4. A perusal of the averments made in the petition filed under Section 3 of the Ordinance before the District Court makes clear that the allegation does not amount to an ‘offence’ muchless offences defined in the Schedule of the Ordinance. The words “money or other property which the State Government believes the said person to have procured by means of the offence” in Section 3 of the Ordinance makes clear that the property or money to be attached should have been procured by means of the offence. In the instant case, the properties attached are not procured by the petitioner by means of any one of the offences mentioned in the Schedule of the Ordinance. Consequently, as rightly contended by the learned Counsel for the petitioner, Section 3 of the Ordinance has no application to the facts of the case and the petition itself was not maintainable. It follows that the order under revision is without jurisdiction.
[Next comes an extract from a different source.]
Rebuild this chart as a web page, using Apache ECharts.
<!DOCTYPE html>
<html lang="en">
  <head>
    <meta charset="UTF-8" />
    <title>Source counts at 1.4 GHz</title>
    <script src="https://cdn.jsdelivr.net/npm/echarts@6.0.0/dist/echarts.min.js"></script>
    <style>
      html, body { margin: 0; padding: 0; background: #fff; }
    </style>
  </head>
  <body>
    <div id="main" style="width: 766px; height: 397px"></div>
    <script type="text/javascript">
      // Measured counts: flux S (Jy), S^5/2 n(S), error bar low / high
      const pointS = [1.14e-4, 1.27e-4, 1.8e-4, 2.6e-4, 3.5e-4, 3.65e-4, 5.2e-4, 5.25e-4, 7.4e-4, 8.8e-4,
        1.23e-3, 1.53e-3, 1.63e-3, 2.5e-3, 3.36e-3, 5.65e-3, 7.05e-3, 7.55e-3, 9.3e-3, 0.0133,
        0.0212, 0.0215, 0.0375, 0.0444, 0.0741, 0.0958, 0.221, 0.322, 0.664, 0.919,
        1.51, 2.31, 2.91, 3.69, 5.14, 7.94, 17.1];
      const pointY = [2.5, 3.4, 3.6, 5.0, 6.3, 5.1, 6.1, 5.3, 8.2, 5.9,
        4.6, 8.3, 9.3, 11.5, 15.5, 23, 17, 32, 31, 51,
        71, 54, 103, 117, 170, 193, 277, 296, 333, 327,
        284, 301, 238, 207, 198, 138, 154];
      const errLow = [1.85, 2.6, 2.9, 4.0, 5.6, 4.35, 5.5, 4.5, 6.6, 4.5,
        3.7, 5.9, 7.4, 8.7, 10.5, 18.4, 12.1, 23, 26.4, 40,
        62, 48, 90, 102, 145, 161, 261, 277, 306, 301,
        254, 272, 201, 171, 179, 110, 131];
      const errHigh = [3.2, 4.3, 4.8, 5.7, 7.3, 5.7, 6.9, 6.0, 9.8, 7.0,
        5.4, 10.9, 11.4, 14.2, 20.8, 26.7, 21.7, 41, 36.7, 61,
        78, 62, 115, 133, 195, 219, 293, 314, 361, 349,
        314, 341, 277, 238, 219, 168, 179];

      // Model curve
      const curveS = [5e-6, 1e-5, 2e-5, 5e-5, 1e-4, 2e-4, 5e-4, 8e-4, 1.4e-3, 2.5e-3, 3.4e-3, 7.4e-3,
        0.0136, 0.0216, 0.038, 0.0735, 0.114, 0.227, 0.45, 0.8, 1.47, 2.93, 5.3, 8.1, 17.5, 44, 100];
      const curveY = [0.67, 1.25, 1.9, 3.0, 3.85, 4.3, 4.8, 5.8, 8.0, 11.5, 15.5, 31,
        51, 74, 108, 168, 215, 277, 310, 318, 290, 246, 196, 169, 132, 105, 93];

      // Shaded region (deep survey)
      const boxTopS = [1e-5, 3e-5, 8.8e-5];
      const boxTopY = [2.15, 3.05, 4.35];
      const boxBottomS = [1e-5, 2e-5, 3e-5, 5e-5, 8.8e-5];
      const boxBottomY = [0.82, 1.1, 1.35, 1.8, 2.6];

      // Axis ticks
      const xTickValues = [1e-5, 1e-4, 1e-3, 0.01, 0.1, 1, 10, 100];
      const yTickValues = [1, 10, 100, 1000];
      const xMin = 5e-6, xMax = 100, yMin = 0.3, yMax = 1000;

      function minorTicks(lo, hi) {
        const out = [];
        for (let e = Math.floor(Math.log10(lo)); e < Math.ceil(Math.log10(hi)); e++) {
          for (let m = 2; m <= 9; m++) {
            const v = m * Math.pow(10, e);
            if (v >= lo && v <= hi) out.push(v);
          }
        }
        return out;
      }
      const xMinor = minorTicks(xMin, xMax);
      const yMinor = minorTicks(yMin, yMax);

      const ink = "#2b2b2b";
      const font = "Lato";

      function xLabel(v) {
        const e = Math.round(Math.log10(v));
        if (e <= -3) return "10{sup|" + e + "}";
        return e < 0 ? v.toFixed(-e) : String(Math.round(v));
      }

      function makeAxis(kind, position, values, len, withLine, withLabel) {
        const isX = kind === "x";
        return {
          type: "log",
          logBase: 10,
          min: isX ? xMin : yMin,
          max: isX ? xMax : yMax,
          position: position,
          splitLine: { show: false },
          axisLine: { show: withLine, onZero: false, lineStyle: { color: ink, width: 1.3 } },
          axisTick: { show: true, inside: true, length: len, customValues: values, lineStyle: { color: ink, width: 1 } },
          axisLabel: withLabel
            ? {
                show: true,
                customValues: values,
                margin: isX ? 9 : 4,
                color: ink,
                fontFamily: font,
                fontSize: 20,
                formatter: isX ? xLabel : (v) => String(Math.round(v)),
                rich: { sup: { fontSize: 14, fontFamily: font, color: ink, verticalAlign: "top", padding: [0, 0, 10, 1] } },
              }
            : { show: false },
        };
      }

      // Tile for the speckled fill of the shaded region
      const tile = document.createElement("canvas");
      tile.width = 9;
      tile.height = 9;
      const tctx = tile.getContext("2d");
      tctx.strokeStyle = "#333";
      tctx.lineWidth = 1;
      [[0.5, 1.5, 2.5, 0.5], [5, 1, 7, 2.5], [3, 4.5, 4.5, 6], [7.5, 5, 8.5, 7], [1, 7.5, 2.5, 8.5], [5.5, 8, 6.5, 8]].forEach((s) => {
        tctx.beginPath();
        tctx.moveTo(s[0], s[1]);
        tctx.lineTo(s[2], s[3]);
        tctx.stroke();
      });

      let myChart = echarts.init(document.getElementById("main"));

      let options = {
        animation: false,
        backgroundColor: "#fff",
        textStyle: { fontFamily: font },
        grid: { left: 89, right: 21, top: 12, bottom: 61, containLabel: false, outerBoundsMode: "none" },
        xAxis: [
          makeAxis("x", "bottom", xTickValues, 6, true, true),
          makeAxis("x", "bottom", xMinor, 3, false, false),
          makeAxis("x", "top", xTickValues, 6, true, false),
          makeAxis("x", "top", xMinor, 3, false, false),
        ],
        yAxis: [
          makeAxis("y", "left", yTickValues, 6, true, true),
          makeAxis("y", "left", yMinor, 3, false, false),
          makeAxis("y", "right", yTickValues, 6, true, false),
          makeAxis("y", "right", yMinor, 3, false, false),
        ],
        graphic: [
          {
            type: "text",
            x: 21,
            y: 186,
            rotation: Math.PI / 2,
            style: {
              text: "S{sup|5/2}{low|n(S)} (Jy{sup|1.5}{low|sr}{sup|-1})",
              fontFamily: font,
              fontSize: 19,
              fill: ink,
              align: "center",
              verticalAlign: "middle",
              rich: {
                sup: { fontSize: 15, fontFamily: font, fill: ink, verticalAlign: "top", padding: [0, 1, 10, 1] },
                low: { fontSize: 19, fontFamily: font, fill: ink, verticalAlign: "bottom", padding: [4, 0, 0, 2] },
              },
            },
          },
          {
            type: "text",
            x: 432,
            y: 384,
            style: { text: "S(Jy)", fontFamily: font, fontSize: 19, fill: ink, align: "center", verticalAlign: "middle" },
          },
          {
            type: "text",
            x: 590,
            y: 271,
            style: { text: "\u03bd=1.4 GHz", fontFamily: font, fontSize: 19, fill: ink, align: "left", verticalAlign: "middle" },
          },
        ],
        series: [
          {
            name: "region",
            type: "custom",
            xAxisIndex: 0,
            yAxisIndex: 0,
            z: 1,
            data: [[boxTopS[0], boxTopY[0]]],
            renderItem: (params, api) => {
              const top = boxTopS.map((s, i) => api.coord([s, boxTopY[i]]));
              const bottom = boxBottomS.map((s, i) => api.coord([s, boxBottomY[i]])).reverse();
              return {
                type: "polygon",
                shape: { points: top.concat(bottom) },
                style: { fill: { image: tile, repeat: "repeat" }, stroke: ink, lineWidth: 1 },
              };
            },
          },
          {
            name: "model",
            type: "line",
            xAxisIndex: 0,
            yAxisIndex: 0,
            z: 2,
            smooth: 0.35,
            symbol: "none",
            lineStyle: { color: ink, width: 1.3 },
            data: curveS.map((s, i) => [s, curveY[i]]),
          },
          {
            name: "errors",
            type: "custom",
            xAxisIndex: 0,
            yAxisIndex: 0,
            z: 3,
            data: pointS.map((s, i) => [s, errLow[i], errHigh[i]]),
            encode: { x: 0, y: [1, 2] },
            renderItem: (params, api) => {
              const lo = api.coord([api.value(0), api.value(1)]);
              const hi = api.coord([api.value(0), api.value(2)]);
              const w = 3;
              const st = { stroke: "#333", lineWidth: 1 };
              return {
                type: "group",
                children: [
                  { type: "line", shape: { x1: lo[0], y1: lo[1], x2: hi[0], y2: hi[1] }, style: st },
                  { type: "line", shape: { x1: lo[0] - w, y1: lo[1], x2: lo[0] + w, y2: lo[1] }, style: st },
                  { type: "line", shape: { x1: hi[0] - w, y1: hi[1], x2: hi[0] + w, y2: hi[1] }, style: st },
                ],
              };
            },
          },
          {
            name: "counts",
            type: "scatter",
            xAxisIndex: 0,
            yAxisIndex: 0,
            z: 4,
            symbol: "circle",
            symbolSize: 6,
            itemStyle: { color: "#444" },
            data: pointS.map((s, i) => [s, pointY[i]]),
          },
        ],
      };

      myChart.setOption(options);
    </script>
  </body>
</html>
5. Since the main petition itself was not maintainable before the District Judge, the order attaching the property of the petitioner ought not to have been passed and confirmed by the District Court. The District Judge has not held that there is prima facie case against the petitioner for having committed the offence mentioned in the Schedule. In other words, no cognizance of the offence is taken. In fact, as already observed, there is no offence committed by the petitioner. In the absence of the same, the attachment order will not be in force beyond three months in view of Section 10(a) of the Ordinance. When the order of attachment lapsed by operation of law or efflux of the time, the question of confirming the same does not arise. Hence, the impugned order is bad in law.

6. The District Judge has not applied his mind as to whether the provisions of the Ordinance are applicable to the instant case or not. The order under revision is also vitiated for non-application of mind. Moreover, the properties attached are not proved to have been procured by the commission of scheduled offence. That being so, there cannot be any attachment of the properties not acquired or procured so.

7. The revision petition is allowed and the order under revision is set aside.